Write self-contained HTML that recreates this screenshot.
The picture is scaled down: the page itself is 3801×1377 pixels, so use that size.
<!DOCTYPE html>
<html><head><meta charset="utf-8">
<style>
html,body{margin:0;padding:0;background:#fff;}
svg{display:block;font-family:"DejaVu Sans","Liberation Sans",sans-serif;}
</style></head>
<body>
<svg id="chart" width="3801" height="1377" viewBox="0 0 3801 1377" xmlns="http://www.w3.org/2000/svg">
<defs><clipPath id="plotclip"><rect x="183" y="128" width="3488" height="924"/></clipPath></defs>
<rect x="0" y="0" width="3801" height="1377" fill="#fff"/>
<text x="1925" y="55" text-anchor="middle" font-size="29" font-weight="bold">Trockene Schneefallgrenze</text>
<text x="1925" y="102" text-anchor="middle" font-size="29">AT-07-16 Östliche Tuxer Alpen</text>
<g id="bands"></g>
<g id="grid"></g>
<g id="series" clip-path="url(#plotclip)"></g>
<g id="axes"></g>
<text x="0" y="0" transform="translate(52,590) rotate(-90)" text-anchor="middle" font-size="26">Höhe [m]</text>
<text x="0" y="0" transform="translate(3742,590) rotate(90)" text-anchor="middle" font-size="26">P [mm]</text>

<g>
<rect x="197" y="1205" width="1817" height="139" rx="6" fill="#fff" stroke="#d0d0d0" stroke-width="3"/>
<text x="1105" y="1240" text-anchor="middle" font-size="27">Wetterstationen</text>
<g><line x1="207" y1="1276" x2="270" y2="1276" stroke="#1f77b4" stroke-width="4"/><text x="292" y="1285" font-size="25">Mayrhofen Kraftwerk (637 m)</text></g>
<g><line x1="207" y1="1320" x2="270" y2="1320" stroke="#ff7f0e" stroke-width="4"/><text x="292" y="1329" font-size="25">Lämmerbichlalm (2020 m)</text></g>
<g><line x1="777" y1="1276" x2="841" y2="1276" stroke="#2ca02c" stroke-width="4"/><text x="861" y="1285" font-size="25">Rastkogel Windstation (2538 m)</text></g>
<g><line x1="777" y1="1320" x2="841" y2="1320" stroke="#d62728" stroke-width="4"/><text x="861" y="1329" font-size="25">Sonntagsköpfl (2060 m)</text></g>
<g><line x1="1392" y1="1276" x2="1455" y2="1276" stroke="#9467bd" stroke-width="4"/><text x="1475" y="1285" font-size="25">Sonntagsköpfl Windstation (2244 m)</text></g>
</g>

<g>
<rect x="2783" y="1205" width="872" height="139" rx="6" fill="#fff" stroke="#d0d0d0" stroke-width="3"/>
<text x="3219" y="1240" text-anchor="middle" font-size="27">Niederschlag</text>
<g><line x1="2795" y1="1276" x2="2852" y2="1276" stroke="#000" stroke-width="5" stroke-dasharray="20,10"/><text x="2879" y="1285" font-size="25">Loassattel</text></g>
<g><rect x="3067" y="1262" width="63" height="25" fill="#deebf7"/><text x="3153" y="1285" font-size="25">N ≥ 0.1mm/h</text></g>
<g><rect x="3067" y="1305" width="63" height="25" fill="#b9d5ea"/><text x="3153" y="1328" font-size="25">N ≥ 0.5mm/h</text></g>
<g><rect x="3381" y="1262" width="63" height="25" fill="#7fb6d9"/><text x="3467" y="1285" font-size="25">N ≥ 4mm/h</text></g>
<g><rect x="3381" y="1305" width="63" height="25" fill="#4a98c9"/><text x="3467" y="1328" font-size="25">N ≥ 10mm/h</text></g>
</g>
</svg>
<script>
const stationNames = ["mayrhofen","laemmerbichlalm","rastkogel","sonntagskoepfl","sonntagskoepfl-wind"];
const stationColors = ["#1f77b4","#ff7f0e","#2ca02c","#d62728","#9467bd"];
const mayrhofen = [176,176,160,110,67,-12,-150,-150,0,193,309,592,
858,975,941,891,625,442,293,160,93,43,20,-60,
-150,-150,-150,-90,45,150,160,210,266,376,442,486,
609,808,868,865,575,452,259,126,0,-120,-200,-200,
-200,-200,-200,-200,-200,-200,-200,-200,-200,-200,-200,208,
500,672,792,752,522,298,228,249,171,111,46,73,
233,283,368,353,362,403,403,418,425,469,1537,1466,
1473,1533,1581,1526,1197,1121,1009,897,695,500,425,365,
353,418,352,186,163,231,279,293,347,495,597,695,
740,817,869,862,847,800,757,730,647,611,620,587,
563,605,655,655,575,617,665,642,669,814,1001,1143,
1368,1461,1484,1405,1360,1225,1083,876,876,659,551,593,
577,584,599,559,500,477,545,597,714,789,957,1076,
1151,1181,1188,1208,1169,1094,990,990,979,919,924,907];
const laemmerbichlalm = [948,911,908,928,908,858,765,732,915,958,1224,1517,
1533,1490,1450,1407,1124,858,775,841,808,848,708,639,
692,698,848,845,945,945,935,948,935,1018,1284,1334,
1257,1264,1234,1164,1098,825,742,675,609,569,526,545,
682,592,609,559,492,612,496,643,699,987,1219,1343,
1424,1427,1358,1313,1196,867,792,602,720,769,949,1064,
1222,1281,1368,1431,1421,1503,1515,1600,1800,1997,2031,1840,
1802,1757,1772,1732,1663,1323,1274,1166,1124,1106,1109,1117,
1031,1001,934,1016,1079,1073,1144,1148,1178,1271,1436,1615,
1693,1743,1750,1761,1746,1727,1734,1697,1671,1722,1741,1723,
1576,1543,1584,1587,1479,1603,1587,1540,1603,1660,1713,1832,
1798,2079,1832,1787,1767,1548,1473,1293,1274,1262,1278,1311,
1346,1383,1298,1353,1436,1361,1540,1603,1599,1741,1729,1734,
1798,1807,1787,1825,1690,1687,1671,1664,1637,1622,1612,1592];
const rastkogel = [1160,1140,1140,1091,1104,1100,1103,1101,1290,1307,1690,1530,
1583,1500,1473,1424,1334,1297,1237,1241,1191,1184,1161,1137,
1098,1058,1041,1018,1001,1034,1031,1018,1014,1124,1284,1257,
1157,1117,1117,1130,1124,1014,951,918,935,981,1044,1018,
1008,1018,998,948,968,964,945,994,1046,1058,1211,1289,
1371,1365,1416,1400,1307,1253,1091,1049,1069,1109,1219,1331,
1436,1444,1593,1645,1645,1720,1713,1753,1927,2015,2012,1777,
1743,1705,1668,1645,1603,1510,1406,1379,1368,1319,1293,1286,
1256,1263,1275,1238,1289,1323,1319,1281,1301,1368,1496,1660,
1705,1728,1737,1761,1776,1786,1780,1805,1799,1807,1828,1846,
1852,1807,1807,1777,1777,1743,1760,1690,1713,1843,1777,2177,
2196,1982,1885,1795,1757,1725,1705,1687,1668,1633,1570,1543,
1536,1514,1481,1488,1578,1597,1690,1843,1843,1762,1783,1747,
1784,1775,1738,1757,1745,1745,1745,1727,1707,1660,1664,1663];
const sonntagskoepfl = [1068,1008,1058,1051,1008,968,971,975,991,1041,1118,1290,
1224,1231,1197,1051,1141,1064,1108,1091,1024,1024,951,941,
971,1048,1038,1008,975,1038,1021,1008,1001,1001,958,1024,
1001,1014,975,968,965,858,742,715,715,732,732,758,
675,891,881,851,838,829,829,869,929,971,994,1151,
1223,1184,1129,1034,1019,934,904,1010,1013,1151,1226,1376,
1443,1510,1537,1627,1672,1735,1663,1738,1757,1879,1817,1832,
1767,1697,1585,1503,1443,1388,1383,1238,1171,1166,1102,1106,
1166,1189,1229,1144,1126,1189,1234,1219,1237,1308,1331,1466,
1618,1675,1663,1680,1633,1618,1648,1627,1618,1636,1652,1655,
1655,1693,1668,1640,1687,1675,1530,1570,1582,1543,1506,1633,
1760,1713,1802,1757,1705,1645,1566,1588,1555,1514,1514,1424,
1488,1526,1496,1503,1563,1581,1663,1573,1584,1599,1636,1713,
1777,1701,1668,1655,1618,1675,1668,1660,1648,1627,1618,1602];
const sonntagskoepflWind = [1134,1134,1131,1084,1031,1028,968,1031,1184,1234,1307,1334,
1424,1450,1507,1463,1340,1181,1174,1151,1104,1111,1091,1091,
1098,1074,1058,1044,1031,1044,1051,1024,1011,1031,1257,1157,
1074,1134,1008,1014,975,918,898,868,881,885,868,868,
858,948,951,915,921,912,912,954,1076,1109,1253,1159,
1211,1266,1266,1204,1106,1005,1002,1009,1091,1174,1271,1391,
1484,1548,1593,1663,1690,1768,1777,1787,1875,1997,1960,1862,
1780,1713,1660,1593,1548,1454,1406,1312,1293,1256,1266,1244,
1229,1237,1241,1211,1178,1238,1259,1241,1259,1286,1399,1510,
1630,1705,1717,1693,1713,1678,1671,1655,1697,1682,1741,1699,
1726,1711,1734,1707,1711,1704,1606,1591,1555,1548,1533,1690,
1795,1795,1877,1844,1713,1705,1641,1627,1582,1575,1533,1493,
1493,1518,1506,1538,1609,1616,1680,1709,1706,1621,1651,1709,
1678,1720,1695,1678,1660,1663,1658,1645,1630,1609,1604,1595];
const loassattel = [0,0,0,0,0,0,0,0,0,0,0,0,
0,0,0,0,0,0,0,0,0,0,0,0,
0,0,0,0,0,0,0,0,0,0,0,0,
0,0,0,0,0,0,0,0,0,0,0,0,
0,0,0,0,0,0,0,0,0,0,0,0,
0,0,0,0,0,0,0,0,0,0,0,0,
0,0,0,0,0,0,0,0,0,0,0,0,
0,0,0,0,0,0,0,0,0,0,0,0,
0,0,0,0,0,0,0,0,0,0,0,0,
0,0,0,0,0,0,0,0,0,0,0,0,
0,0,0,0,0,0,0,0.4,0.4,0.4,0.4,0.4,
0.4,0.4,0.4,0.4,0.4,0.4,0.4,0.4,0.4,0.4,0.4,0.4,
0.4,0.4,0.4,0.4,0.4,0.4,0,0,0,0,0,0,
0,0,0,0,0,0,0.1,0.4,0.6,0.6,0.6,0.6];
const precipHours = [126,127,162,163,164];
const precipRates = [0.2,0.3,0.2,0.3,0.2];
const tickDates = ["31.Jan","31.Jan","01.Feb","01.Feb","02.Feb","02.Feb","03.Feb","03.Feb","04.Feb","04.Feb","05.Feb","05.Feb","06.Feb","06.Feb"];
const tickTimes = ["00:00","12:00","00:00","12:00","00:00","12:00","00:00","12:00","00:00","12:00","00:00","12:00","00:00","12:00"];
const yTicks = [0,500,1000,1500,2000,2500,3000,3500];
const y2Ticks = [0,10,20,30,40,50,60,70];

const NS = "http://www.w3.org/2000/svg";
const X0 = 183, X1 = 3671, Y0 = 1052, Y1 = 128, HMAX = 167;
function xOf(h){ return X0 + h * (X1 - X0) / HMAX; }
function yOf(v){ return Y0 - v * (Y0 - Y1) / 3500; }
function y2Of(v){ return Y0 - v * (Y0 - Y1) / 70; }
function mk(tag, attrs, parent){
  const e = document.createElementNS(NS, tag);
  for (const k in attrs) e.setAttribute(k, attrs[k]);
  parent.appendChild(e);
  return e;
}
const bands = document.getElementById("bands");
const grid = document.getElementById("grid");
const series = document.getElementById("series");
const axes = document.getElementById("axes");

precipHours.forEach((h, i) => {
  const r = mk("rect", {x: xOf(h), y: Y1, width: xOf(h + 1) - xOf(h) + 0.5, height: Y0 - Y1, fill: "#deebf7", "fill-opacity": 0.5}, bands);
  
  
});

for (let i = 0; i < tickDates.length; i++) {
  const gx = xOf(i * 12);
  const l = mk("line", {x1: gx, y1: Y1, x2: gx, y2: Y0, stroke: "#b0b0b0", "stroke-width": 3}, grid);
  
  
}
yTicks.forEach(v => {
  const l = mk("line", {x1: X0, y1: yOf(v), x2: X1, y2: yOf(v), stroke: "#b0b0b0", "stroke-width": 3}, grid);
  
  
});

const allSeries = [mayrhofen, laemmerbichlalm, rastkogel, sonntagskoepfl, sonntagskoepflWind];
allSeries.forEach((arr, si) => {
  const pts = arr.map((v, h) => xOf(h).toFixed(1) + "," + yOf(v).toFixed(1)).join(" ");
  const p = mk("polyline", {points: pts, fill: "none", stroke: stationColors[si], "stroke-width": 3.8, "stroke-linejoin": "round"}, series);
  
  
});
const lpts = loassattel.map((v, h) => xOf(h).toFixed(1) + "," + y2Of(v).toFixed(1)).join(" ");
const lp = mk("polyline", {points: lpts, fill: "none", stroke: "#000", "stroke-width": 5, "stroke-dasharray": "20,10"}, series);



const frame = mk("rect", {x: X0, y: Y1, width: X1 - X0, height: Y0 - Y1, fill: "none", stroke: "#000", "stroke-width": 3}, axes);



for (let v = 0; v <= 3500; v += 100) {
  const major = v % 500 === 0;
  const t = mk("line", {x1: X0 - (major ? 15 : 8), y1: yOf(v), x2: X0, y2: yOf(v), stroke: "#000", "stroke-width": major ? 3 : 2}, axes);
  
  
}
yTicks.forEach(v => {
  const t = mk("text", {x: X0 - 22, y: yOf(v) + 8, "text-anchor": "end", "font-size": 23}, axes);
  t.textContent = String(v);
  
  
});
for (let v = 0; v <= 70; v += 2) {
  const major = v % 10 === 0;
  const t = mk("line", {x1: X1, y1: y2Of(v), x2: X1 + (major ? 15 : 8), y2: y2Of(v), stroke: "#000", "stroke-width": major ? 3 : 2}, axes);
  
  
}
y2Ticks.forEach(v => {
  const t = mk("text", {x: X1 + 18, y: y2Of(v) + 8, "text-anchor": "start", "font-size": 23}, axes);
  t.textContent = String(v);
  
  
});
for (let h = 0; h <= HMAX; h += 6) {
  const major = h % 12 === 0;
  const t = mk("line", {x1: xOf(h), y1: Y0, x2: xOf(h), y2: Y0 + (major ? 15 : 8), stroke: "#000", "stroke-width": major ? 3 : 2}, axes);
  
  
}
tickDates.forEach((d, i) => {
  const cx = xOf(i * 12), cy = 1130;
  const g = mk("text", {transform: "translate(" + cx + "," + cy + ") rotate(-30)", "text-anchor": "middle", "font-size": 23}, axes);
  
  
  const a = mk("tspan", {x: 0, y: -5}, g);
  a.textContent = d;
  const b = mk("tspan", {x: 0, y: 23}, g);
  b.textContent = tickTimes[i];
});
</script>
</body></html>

************

→ Work to complete: Which lines include the word "that"? Copy every one of them.

→ Answer below:
Write self-contained HTML that recreates this screenshot.
The picture is scaled down: the page itself is 3801×1377 pixels, so use that size.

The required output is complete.